The Washington Post reports that Arkansas joined Ohio in dumbing down what constitutes proficiency on the standardized test used last school year to measure academic proficiency.
Arkansas, like Ohio, decreed that a score of 3 on the 1-5 grade scale reflected proficiency, when the makers of the PARCC test, aligned to the Common Core curriculum, said a 4 is proficient.
Big difference. Under Arkansas’s reading of the scores, 60 percent were proficient at Algebra I and 64 percent proficient at reading, when the numbers should have been 28 and 36.
The PARCC test has been junked. It was used only one year. A new test will be used this year, giving three different measures of students over three years. From the Post story:
Kimberly Friedman, a spokesman for the Arkansas education department, said that officials are “preparing follow-up information to parents and the state” that clarifies that students who score a 3 have only “approached academic expectations,” according to PARCC.
Friedman did not immediately respond to a question about whether that might be confusing to parents of students who score a 3 — to be told on the one hand that their children are on track for college readiness, and on the other hand that they are merely approaching academic expectations.
This is troubling.
NOW they’re going to tell us the truth. Proficiency and approaching proficiency are two different things. (Of course this is apart from the whole question of reliance on high-stakes testing as a measure of education.)

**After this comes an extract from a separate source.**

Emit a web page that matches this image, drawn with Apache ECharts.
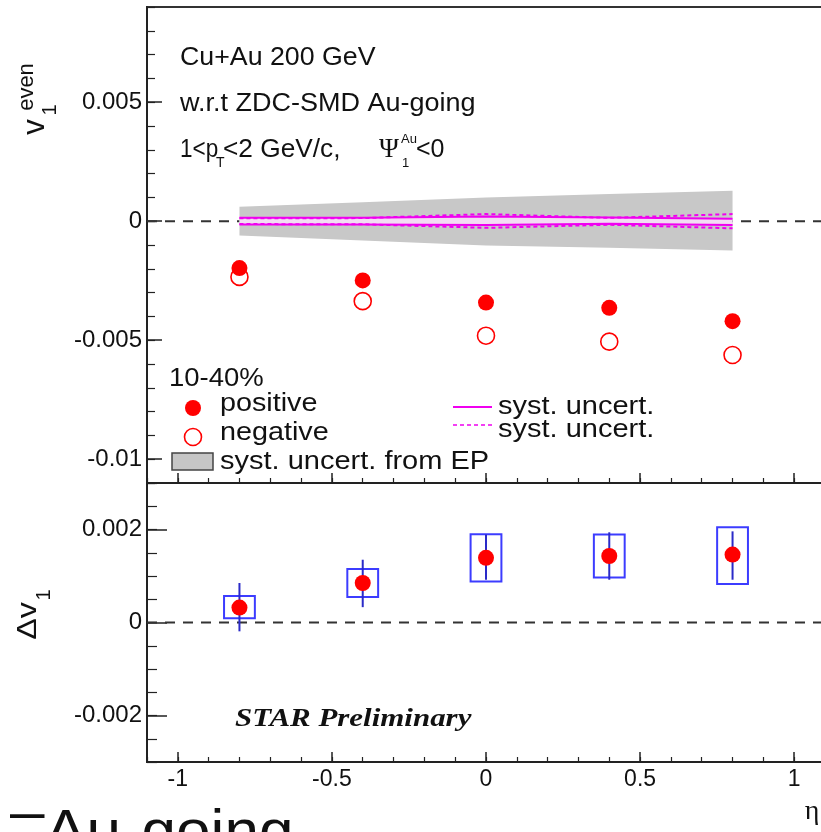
<!DOCTYPE html>
<html>
<head>
<meta charset="utf-8">
<script src="https://cdn.jsdelivr.net/npm/echarts@6/dist/echarts.min.js"></script>
<style>
  html, body { margin: 0; padding: 0; background: #ffffff; overflow: hidden; }
  /* the frame's right edge sits just past the visible window */
  #chart { width: 830px; height: 832px; }
</style>
</head>
<body>
<div id="chart"></div>
<script>
// Pseudorapidity bins
const eta = [-0.8, -0.4, 0, 0.4, 0.8];

// v1^even, positive and negative particles (10-40%)
const v1Positive = [-0.00197, -0.00249, -0.00342, -0.00364, -0.00420];
const v1Negative = [-0.00234, -0.00336, -0.00481, -0.00506, -0.00562];

// Event-plane systematic band
const epBandLow  = [-0.00060, -0.00081, -0.00102, -0.00112, -0.00123];
const epBandHigh = [ 0.00061,  0.00080,  0.00100,  0.00114,  0.00128];

// Systematic uncertainty curves (solid / dashed)
const systSolidHigh = [ 0.00014,  0.00014,  0.00020,  0.00016,  0.00010];
const systSolidLow  = [-0.00014, -0.00014, -0.00016, -0.00011, -0.00016];
const systDashHigh  = [ 0.00012,  0.00013,  0.00030,  0.00014,  0.00030];
const systDashLow   = [-0.00012, -0.00013, -0.00028, -0.00015, -0.00030];

// Delta v1 with statistical bars and systematic boxes
const deltaV1       = [0.00032, 0.00085, 0.00139, 0.00143, 0.00146];
const deltaStatLow  = [-0.00019, 0.00033, 0.00092, 0.00092, 0.00092];
const deltaStatHigh = [0.00085, 0.00135, 0.00189, 0.00194, 0.00196];
const deltaSystLow  = [0.00009, 0.00055, 0.00088, 0.00097, 0.00083];
const deltaSystHigh = [0.00057, 0.00115, 0.00190, 0.00189, 0.00205];

// Axis ticks
const xMajorTicks = [-1, -0.5, 0, 0.5, 1];
const yTopMajorTicks = [-0.01, -0.005, 0, 0.005];
const yBottomMajorTicks = [-0.002, 0, 0.002];

const BOX_HALF_WIDTH = 0.05;
const SANS = '"Liberation Sans", Arial, Helvetica, sans-serif';
const SERIF = '"Liberation Serif", "Times New Roman", serif';
const AXIS_COLOR = '#222';
const MAGENTA = '#f000f0';

const chart = echarts.init(document.getElementById('chart'), null, { renderer: 'canvas' });

function majorX(gridIndex, showLabels) {
  return {
    type: 'value', gridIndex, min: -1.1, max: 1.1, position: 'bottom',
    axisLine: { show: true, onZero: false, lineStyle: { color: AXIS_COLOR, width: 2 } },
    axisTick: { show: true, inside: true, length: 10, customValues: xMajorTicks,
      lineStyle: { color: AXIS_COLOR, width: 1.5 } },
    axisLabel: { show: showLabels, customValues: xMajorTicks, margin: 6,
      formatter: v => String(v), fontFamily: SANS, fontSize: 23, color: '#111' },
    splitLine: { show: false }
  };
}
function minorX(gridIndex) {
  return {
    type: 'value', gridIndex, min: -1.1, max: 1.1, interval: 0.1, position: 'bottom',
    axisLine: { show: false, onZero: false },
    axisTick: { show: true, inside: true, length: 5, lineStyle: { color: AXIS_COLOR, width: 1.2 } },
    axisLabel: { show: false }, splitLine: { show: false }
  };
}
function majorY(gridIndex, min, max, ticks, len) {
  return {
    type: 'value', gridIndex, min, max, position: 'left',
    axisLine: { show: true, onZero: false, lineStyle: { color: AXIS_COLOR, width: 2 } },
    axisTick: { show: true, inside: true, length: len, customValues: ticks,
      lineStyle: { color: AXIS_COLOR, width: 1.5 } },
    axisLabel: { show: true, customValues: ticks, margin: 5,
      formatter: v => String(v), fontFamily: SANS, fontSize: 24, color: '#111' },
    splitLine: { show: false }
  };
}
function minorY(gridIndex, min, max, interval, len) {
  return {
    type: 'value', gridIndex, min, max, interval, position: 'left',
    axisLine: { show: false, onZero: false },
    axisTick: { show: true, inside: true, length: len, lineStyle: { color: AXIS_COLOR, width: 1.2 } },
    axisLabel: { show: false }, splitLine: { show: false }
  };
}

function zeroLine(xi, yi) {
  return {
    type: 'line', xAxisIndex: xi, yAxisIndex: yi, silent: true, z: 1,
    data: [[-1.1, 0], [1.1, 0]], symbol: 'none',
    lineStyle: { color: '#333', width: 2, type: [10, 8] }
  };
}
function curve(values, dashed) {
  return {
    type: 'line', xAxisIndex: 0, yAxisIndex: 0, silent: true, z: 4,
    data: eta.map((x, i) => [x, values[i]]), symbol: 'none',
    lineStyle: { color: MAGENTA, width: 2, type: dashed ? [4, 3] : 'solid' }
  };
}
function bandSeries(low, high, fill, z) {
  return {
    type: 'custom', xAxisIndex: 0, yAxisIndex: 0, silent: true, z,
    data: eta.map((x, i) => [x, low[i], high[i]]),
    encode: { x: 0, y: [1, 2] },
    renderItem(params, api) {
      if (params.dataIndex !== 0) return null;
      const upper = eta.map((x, i) => api.coord([x, high[i]]));
      const lower = eta.map((x, i) => api.coord([x, low[i]])).reverse();
      return { type: 'polygon', shape: { points: upper.concat(lower) }, style: { fill } };
    }
  };
}

function txt(x, y, text, size, opts) {
  opts = opts || {};
  return {
    type: 'text', x, y, z: 20, scaleX: opts.scaleX || 1, scaleY: opts.scaleY || 1,
    rotation: opts.rotation || 0,
    style: {
      text, fill: opts.color || '#111',
      font: (opts.style || 'normal') + ' ' + (opts.weight || 'normal') + ' ' + size + 'px ' + (opts.family || SANS),
      align: opts.align || 'left', verticalAlign: 'middle',
      textAlign: opts.align || 'left', textVerticalAlign: 'middle'
    }
  };
}

const graphics = [
  // Upper-left annotation
  txt(180, 58, 'Cu+Au 200 GeV', 25, { scaleX: 1.07 }),
  txt(180, 104, 'w.r.t ZDC-SMD Au-going', 25, { scaleX: 1.08 }),
  txt(180, 150, '1<p', 25, { scaleX: 0.9 }),
  txt(216, 163, 'T', 14),
  txt(223, 150, '<2 GeV/c,', 25, { scaleX: 1.05 }),
  txt(379, 150, 'Ψ', 27, { family: SERIF }),
  txt(401, 139, 'Au', 13),
  txt(402, 163, '1', 13),
  txt(416, 150, '<0', 25, { scaleX: 1.0 }),

  // Legend
  txt(169, 379, '10-40%', 25, { scaleX: 1.1 }),
  { type: 'circle', z: 20, shape: { cx: 193, cy: 408, r: 8 }, style: { fill: '#ff0000' } },
  txt(220, 404, 'positive', 25, { scaleX: 1.15 }),
  { type: 'circle', z: 20, shape: { cx: 193, cy: 437, r: 8.5 },
    style: { fill: '#ffffff', stroke: '#ff0000', lineWidth: 1.6 } },
  txt(220, 433, 'negative', 25, { scaleX: 1.15 }),
  { type: 'rect', z: 20, shape: { x: 172, y: 453, width: 41, height: 17 },
    style: { fill: '#c6c6c6', stroke: '#444', lineWidth: 1.5 } },
  txt(220, 462, 'syst. uncert. from EP', 25, { scaleX: 1.16 }),
  { type: 'line', z: 20, shape: { x1: 453, y1: 407, x2: 492, y2: 407 },
    style: { stroke: MAGENTA, lineWidth: 2 } },
  txt(498, 407, 'syst. uncert.', 25, { scaleX: 1.16 }),
  { type: 'line', z: 20, shape: { x1: 453, y1: 425, x2: 492, y2: 425 },
    style: { stroke: MAGENTA, lineWidth: 1.5, lineDash: [4, 3] } },
  txt(498, 430, 'syst. uncert.', 25, { scaleX: 1.16 }),

  // Axis titles
  txt(35, 127, 'v', 31, { rotation: Math.PI / 2, align: 'center' }),
  txt(27, 87, 'even', 22, { rotation: Math.PI / 2, align: 'center' }),
  txt(50, 110, '1', 20, { rotation: Math.PI / 2, align: 'center' }),
  txt(28, 621, 'Δv', 28, { rotation: Math.PI / 2, align: 'center', scaleX: 1.15 }),
  txt(44, 595, '1', 20, { rotation: Math.PI / 2, align: 'center' }),
  txt(812, 812, 'η', 28, { family: SERIF, align: 'center' }),

  // Watermark
  txt(235, 719, 'STAR Preliminary', 26, { family: SERIF, weight: 'bold', style: 'italic', scaleX: 1.19 }),

  // Caption fragment below the frame
  txt(10, 815, '–', 58, { scaleX: 1.07 }),
  txt(45, 834, 'Au-going', 58, { scaleX: 1.07 })
];

const option = {
  backgroundColor: '#ffffff',
  animation: false,
  grid: [
    { left: 147, top: 7, width: 678, height: 476, show: true, borderColor: '#333', borderWidth: 2, backgroundColor: 'transparent' },
    { left: 147, top: 483, width: 678, height: 279, show: true, borderColor: '#333', borderWidth: 2, backgroundColor: 'transparent' }
  ],
  xAxis: [majorX(0, false), minorX(0), majorX(1, true), minorX(1)],
  yAxis: [
    majorY(0, -0.011, 0.009, yTopMajorTicks, 15),
    minorY(0, -0.011, 0.009, 0.001, 8),
    majorY(1, -0.003, 0.003, yBottomMajorTicks, 20),
    minorY(1, -0.003, 0.003, 0.0005, 10)
  ],
  series: [
    // Upper panel
    zeroLine(0, 0),
    bandSeries(epBandLow, epBandHigh, '#c8c8c8', 2),
    bandSeries(systSolidLow, systSolidHigh, '#f3dcf3', 3),
    curve(systSolidHigh, false),
    curve(systSolidLow, false),
    curve(systDashHigh, true),
    curve(systDashLow, true),
    {
      name: 'negative', type: 'scatter', xAxisIndex: 0, yAxisIndex: 0, z: 5,
      data: eta.map((x, i) => [x, v1Negative[i]]),
      symbol: 'circle', symbolSize: 17,
      itemStyle: { color: '#ffffff', borderColor: '#ff0000', borderWidth: 1.6, opacity: 1 }
    },
    {
      name: 'positive', type: 'scatter', xAxisIndex: 0, yAxisIndex: 0, z: 6,
      data: eta.map((x, i) => [x, v1Positive[i]]),
      symbol: 'circle', symbolSize: 16,
      itemStyle: { color: '#ff0000', opacity: 1 }
    },

    // Lower panel
    zeroLine(2, 2),
    {
      type: 'custom', xAxisIndex: 2, yAxisIndex: 2, z: 3, silent: true,
      data: eta.map((x, i) => [x, deltaSystLow[i], deltaSystHigh[i]]),
      encode: { x: 0, y: [1, 2] },
      renderItem(params, api) {
        const x = api.value(0), lo = api.value(1), hi = api.value(2);
        const p1 = api.coord([x - BOX_HALF_WIDTH, hi]);
        const p2 = api.coord([x + BOX_HALF_WIDTH, lo]);
        return { type: 'rect',
          shape: { x: p1[0], y: p1[1], width: p2[0] - p1[0], height: p2[1] - p1[1] },
          style: { fill: 'transparent', stroke: '#3c3cff', lineWidth: 2 } };
      }
    },
    {
      type: 'custom', xAxisIndex: 2, yAxisIndex: 2, z: 4, silent: true,
      data: eta.map((x, i) => [x, deltaStatLow[i], deltaStatHigh[i]]),
      encode: { x: 0, y: [1, 2] },
      renderItem(params, api) {
        const x = api.value(0);
        const a = api.coord([x, api.value(1)]);
        const b = api.coord([x, api.value(2)]);
        return { type: 'line', shape: { x1: a[0], y1: a[1], x2: b[0], y2: b[1] },
          style: { stroke: '#2a2ac8', lineWidth: 2 } };
      }
    },
    {
      name: 'delta', type: 'scatter', xAxisIndex: 2, yAxisIndex: 2, z: 6,
      data: eta.map((x, i) => [x, deltaV1[i]]),
      symbol: 'circle', symbolSize: 16,
      itemStyle: { color: '#ff0000', opacity: 1 }
    }
  ],
  graphic: { elements: graphics }
};

chart.setOption(option);
</script>
</body>
</html>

More to come on this story.
The Post linked to this critical assessment of the Arkansas decision.
Reporting on state efforts to gloss over poor scores began in the Post in mid-September. “Bad optics,” the states were realizing. Karen Nussle of the nonprofit Collaborative for Student Success, was quoted then about Ohio’s lowering of the proficiency standard:
Proficiency as defined by the Ohio State Board of Education is inconsistent with how proficiency is defined by both the Partnership for Assessment of Readiness for College and Careers (PARCC) and the National Assessment of Educational Progress (NAEP), the nation’s report card.
This discrepancy should give pause to parents, community leaders and policy makers who expect transparency in Ohio’s transition to higher standards and new tests.

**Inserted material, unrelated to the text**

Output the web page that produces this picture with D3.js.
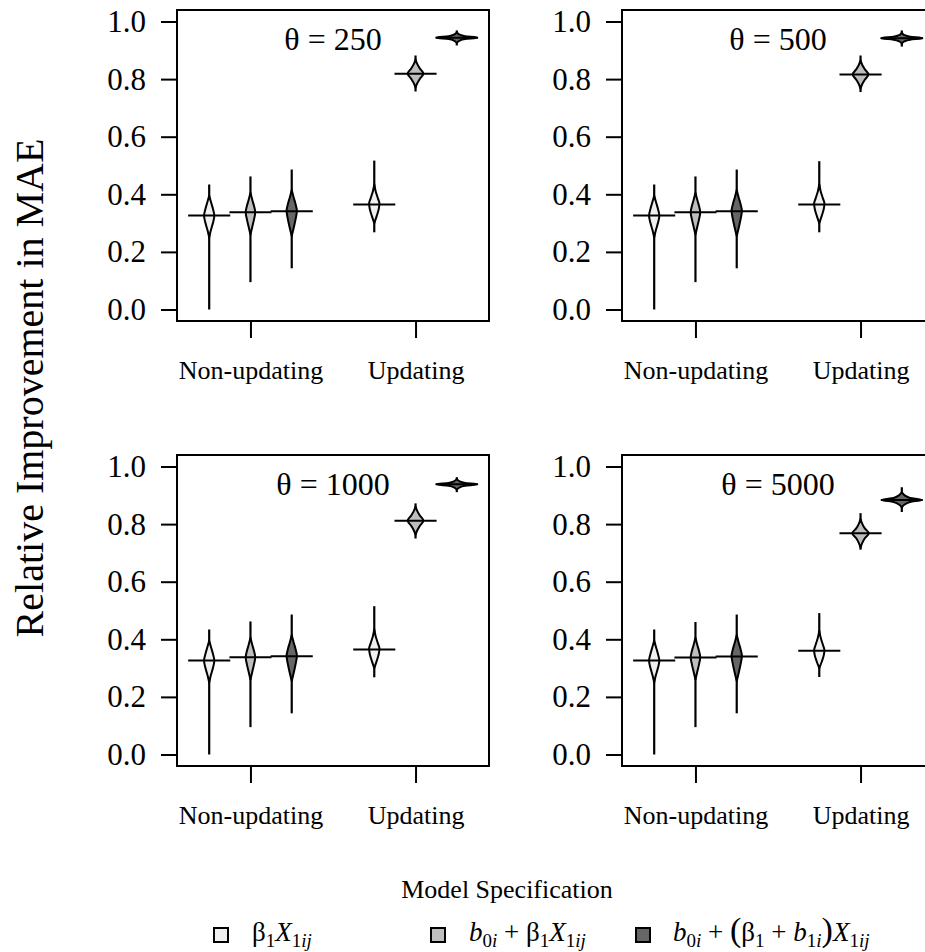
<!DOCTYPE html>
<html>
<head>
<meta charset="utf-8">
<title></title>
<script src="https://d3js.org/d3.v7.min.js"></script>
<style>
body { margin: 0; background: #fff; }
svg { display: block; }
text { white-space: pre; font-family: "Liberation Serif", "DejaVu Serif", serif; }
</style>
</head>
<body>
<div id="chart-container"></div>
<script>
const panelLabels = ['θ = 250', 'θ = 500', 'θ = 1000', 'θ = 5000'];
const groupNames = ['Non-updating', 'Updating'];
const groupTicks = [2, 6];
const violinPos = [1, 2, 3, 5, 6, 7];
const violinSpec = [0, 1, 2, 0, 1, 2];
const specFills = ['#f0f0f0', '#bebebe', '#666666'];
const yTicks = [0, 0.2, 0.4, 0.6, 0.8, 1.0];

// whisker ends and median line, one row per panel (6 violins each)
const whiskerLo = [
    [0.0, 0.095, 0.143, 0.268, 0.757, 0.917],
    [0.0, 0.095, 0.143, 0.268, 0.755, 0.913],
    [0.0, 0.095, 0.143, 0.268, 0.750, 0.911],
    [0.0, 0.095, 0.143, 0.269, 0.711, 0.842]
];
const whiskerHi = [
    [0.434, 0.462, 0.486, 0.517, 0.882, 0.969],
    [0.434, 0.462, 0.486, 0.515, 0.882, 0.969],
    [0.434, 0.462, 0.486, 0.515, 0.872, 0.963],
    [0.434, 0.460, 0.486, 0.491, 0.838, 0.928]
];
const medians = [
    [0.326, 0.338, 0.341, 0.365, 0.819, 0.944],
    [0.326, 0.338, 0.341, 0.365, 0.816, 0.942],
    [0.326, 0.338, 0.341, 0.365, 0.812, 0.938],
    [0.326, 0.337, 0.340, 0.360, 0.768, 0.884]
];

// violin outlines: [value, half width in x units]
const bodiesNonUpdating = [
    [[0.25, 0], [0.275, 0.04], [0.30, 0.09], [0.326, 0.125], [0.35, 0.09], [0.37, 0.05], [0.395, 0]],
    [[0.26, 0], [0.285, 0.04], [0.312, 0.085], [0.338, 0.115], [0.36, 0.085], [0.38, 0.045], [0.405, 0]],
    [[0.255, 0], [0.285, 0.05], [0.318, 0.10], [0.343, 0.125], [0.365, 0.095], [0.39, 0.045], [0.415, 0]]
];
const bodiesUpdating = [
    [
        [[0.30, 0], [0.325, 0.06], [0.35, 0.11], [0.368, 0.125], [0.385, 0.09], [0.41, 0.035], [0.435, 0]],
        [[0.77, 0], [0.785, 0.04], [0.80, 0.10], [0.819, 0.19], [0.838, 0.10], [0.853, 0.04], [0.868, 0]],
        [[0.925, 0], [0.933, 0.06], [0.939, 0.2], [0.944, 0.5], [0.949, 0.2], [0.955, 0.06], [0.963, 0]]
    ],
    [
        [[0.30, 0], [0.325, 0.06], [0.35, 0.11], [0.368, 0.125], [0.385, 0.09], [0.41, 0.035], [0.435, 0]],
        [[0.767, 0], [0.782, 0.04], [0.797, 0.10], [0.816, 0.19], [0.835, 0.10], [0.850, 0.04], [0.865, 0]],
        [[0.923, 0], [0.931, 0.06], [0.937, 0.2], [0.942, 0.5], [0.947, 0.2], [0.953, 0.06], [0.961, 0]]
    ],
    [
        [[0.30, 0], [0.325, 0.06], [0.35, 0.11], [0.368, 0.125], [0.385, 0.09], [0.41, 0.035], [0.435, 0]],
        [[0.763, 0], [0.778, 0.04], [0.793, 0.10], [0.812, 0.19], [0.831, 0.10], [0.846, 0.04], [0.861, 0]],
        [[0.919, 0], [0.927, 0.06], [0.933, 0.2], [0.938, 0.5], [0.943, 0.2], [0.949, 0.06], [0.957, 0]]
    ],
    [
        [[0.30, 0], [0.322, 0.06], [0.345, 0.11], [0.362, 0.125], [0.38, 0.09], [0.405, 0.035], [0.43, 0]],
        [[0.718, 0], [0.734, 0.04], [0.750, 0.10], [0.768, 0.20], [0.786, 0.10], [0.802, 0.04], [0.818, 0]],
        [[0.858, 0], [0.868, 0.07], [0.877, 0.2], [0.884, 0.48], [0.891, 0.2], [0.90, 0.07], [0.91, 0]]
    ]
];

const specLabels = [
    [['β', ''], ['1', 's'], ['X', 'i'], ['1', 's'], ['ij', 'si']],
    [['b', 'i'], ['0', 's'], ['i', 'si'], [' + ', ''], ['β', ''], ['1', 's'], ['X', 'i'], ['1', 's'], ['ij', 'si']],
    [['b', 'i'], ['0', 's'], ['i', 'si'], [' + ', ''], ['(', 'p'], ['β', ''], ['1', 's'], [' + ', ''], ['b', 'i'], ['1', 's'], ['i', 'si'], [')', 'p'], ['X', 'i'], ['1', 's'], ['ij', 'si']]
];

const width = 925, height = 952;
const boxW = 312, boxH = 311, stepXY = 445, left0 = 177, top0 = 10;
const serif = '"Liberation Serif", "DejaVu Serif", serif';

const svg = d3.select('#chart-container').append('svg')
    .attr('width', width)
    .attr('height', height);

const xScale = d3.scaleLinear().domain([0.22, 7.78]).range([0, boxW]);
const yScale = d3.scaleLinear().domain([-0.04, 1.04]).range([boxH, 0]);

panelLabels.forEach((label, p) => {
    const g = svg.append('g')
        .attr('transform', `translate(${left0 + (p % 2) * stepXY},${top0 + Math.floor(p / 2) * stepXY})`);

    const yAxis = g.append('g')
        .call(d3.axisLeft(yScale).tickValues(yTicks).tickFormat(d3.format('.1f')).tickSize(16).tickPadding(15));
    yAxis.select('.domain').remove();
    yAxis.attr('font-family', serif).attr('font-size', 31);
    yAxis.selectAll('line').attr('stroke-width', 2);
    yAxis.selectAll('text').attr('fill', '#000');

    const xAxis = g.append('g')
        .attr('transform', `translate(0,${boxH})`)
        .call(d3.axisBottom(xScale).tickValues(groupTicks).tickFormat((d, i) => groupNames[i]).tickSize(17).tickPadding(23));
    xAxis.select('.domain').remove();
    xAxis.attr('font-family', serif).attr('font-size', 26);
    xAxis.selectAll('line').attr('stroke-width', 2);
    xAxis.selectAll('text').attr('fill', '#000');

    const bodies = bodiesNonUpdating.concat(bodiesUpdating[p]);

    violinPos.forEach((pos, v) => {
        g.append('line')
            .attr('x1', xScale(pos)).attr('x2', xScale(pos))
            .attr('y1', yScale(whiskerLo[p][v])).attr('y2', yScale(whiskerHi[p][v]))
            .attr('stroke', '#000').attr('stroke-width', 2.2);

        const area = d3.area()
            .y(d => yScale(d[0]))
            .x0(d => xScale(pos - d[1]))
            .x1(d => xScale(pos + d[1]))
            .curve(d3.curveMonotoneY);

        g.append('path')
            .attr('d', area(bodies[v]))
            .attr('fill', specFills[violinSpec[v]])
            .attr('stroke', '#000')
            .attr('stroke-width', 2)
            .attr('stroke-linejoin', 'round');

        g.append('line')
            .attr('x1', xScale(pos - 0.51)).attr('x2', xScale(pos + 0.51))
            .attr('y1', yScale(medians[p][v])).attr('y2', yScale(medians[p][v]))
            .attr('stroke', '#000').attr('stroke-width', 2);
    });

    g.append('rect')
        .attr('width', boxW).attr('height', boxH)
        .attr('fill', 'none').attr('stroke', '#000').attr('stroke-width', 2);

    g.append('text')
        .attr('x', boxW / 2).attr('y', 40)
        .attr('text-anchor', 'middle')
        .attr('font-family', serif)
        .attr('font-size', 32)
        .text(label);
});

svg.append('text')
    .attr('transform', 'translate(43,388) rotate(-90)')
    .attr('text-anchor', 'middle')
    .attr('font-family', serif)
    .attr('font-size', 40)
    .text('Relative Improvement in MAE');

// legend
svg.append('text')
    .attr('x', 507).attr('y', 898)
    .attr('text-anchor', 'middle')
    .attr('font-family', serif)
    .attr('font-size', 26)
    .text('Model Specification');

const legendBoxX = [214, 431, 636];
const legendTextX = [252, 469, 673];

specLabels.forEach((tokens, i) => {
    svg.append('rect')
        .attr('x', legendBoxX[i]).attr('y', 928)
        .attr('width', 14).attr('height', 14)
        .attr('fill', specFills[i])
        .attr('stroke', '#000').attr('stroke-width', 2);

    const t = svg.append('text')
        .attr('x', legendTextX[i]).attr('y', 941)
        .attr('font-family', serif)
        .attr('font-size', 27);
    let lowered = false;
    tokens.forEach(([s, k]) => {
        const sub = k.includes('s');
        const span = t.append('tspan').text(s);
        if (k.includes('i')) span.attr('font-style', 'italic');
        if (sub) span.attr('font-size', 19);
        if (k === 'p') span.attr('font-size', 34);
        if (sub && !lowered) span.attr('dy', 6);
        if (!sub && lowered) span.attr('dy', -6);
        lowered = sub;
    });
});
</script>
</body>
</html>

According to the state, more than half of Ohio students who took the PARCC exam are now officially proficient in math and English. Both PARCC and NAEP, however, would consider that percentage to be significantly lower. The discrepancy suggests that Ohio has set the proficiency bar too low and undermines the promise of ensuring kids are on track for college and career.
You could apply these same words today to Arkansas. Benji Hardy grappled with how the meaning of the PARCC scores and how “cut scores” were reached last week. The PARCC scores even at the state’s adjusted rate already reflected a drop, he concluded, from the previous year’s proficiency scores on the different test. His analysis included the nationally developed scoring range that accurately reflects an “approaching proficiency” rating for a score of 3.
UPDATE: The Education Department has responded in part to several questions by splitting hairs, in my opinion.
A department spokesman said in reference to its announcement of scores last week:
The press release does not include the term proficient. Proficient is the term used by the old assessment.
We are preparing follow-up information to parents and the state that clarifies the performance levels as established by PARCC. These levels indicate academic readiness of students: Level 5 exceeded academic expectations; Level 4 met academic expectations; Level 3 approached academic expectations; Level 2 partially met academic expectations; and Level 1 did not yet meet expectations
But this is what the news release last week said:
The State Board of Education approved the score ranges for each of the five reporting categories as established by the PARCC consortium. For Arkansas schools, students scoring at levels 3 and above are considered on track for college and career readiness.
Does a 3 sound more like proficient in the news release than “approached academic expectations”? And if it isn’t misleading, why is any clarification in order?